We must be guided by the same rules of precaution in answering the question whether the things felt as continuous—for example, space and time—are "truly" continuous, or whether in the last analysis they must not be conceived of as discontinuous. The various sense organs, and still more, the various physical apparatus with which we examine given states, are of very varying degrees of "sensibility," that is, the threshold for distinguishing the differences may be of very different magnitudes. Therefore, a thing which is discontinuous for a sensitive apparatus will behave as if it were continuous with a less sensitive apparatus. Accordingly, we shall find so many the more things continuous the less sharply developed our ability is to differentiate.

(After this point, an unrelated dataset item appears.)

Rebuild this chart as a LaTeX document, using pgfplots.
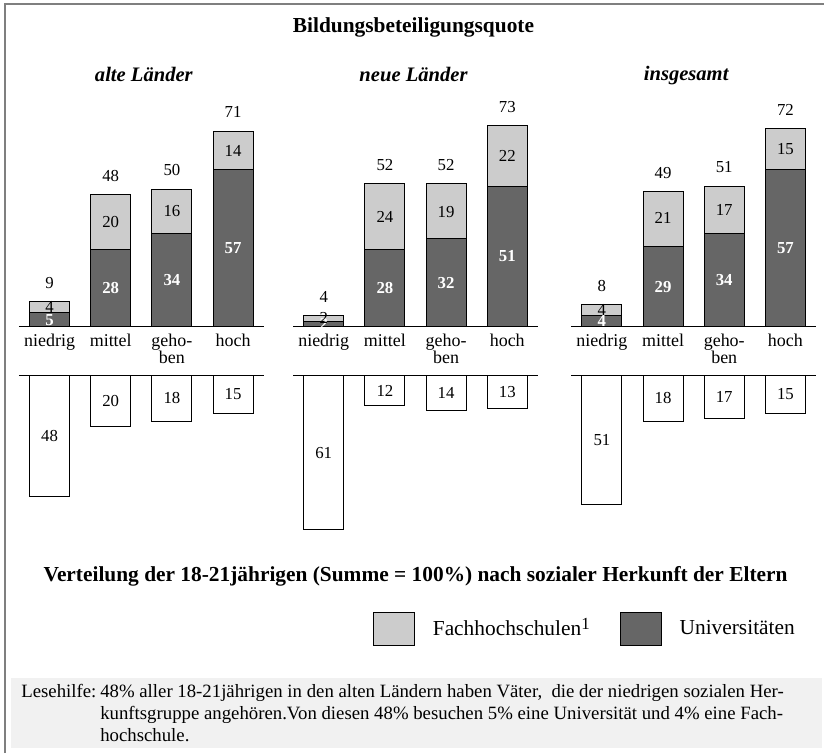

While this circumstance makes it possible that we should regard discontinuous things as continuous, time relations in certain circumstances produce the opposite effect. Even if in a process the change is continuous but very rapid, and the new state remains unchanged for a certain time, we easily conceive of this sequence as discontinuous. We cannot resist this view of the process when the change occurs in a shorter time than the threshold time of our mind for each step in the process. But since this threshold changes with our general condition, one and the same process can appear to us both continuous and discontinuous according to circumstances. Here, therefore, we have a cause through the operation of which, with advancing knowledge, more and more things will become recognized as continuous.

Now if we turn to experience, we find, as the sum total of our knowledge, that for the sake of expediency we approach everything with the presumption that it is continuous. This aggregate experience finds its expression in such sayings as "Nature makes no jumps," and similar proverbial generalizations. But we must emphasize the fact once more that in deciding matters in this way we deal solely with questions of expediency, not with questions of the nature of our mental capacity.

36. Measurement.

Measuring is in a certain way the opposite of counting. While, in counting, the things are regarded in advance as individual, and the group, therefore, is a body compounded of discontinuous elements, measuring, on the other hand, consists in co-ordinating numbers with continuous things, that is, in applying to continuous things a concept formed upon the hypothesis of discontinuity.

It lies in the nature of such a problem that the difficulty of adaptation must crop out somewhere in the course of its attempted solution. This is actually shown by the fact that measurement proves to be an unconcluded and inconcludable operation. If, in spite of this, measurement may and must justly be denoted as one of the most important advances in human thought, it follows that those fundamental difficulties can practically be rendered harmless.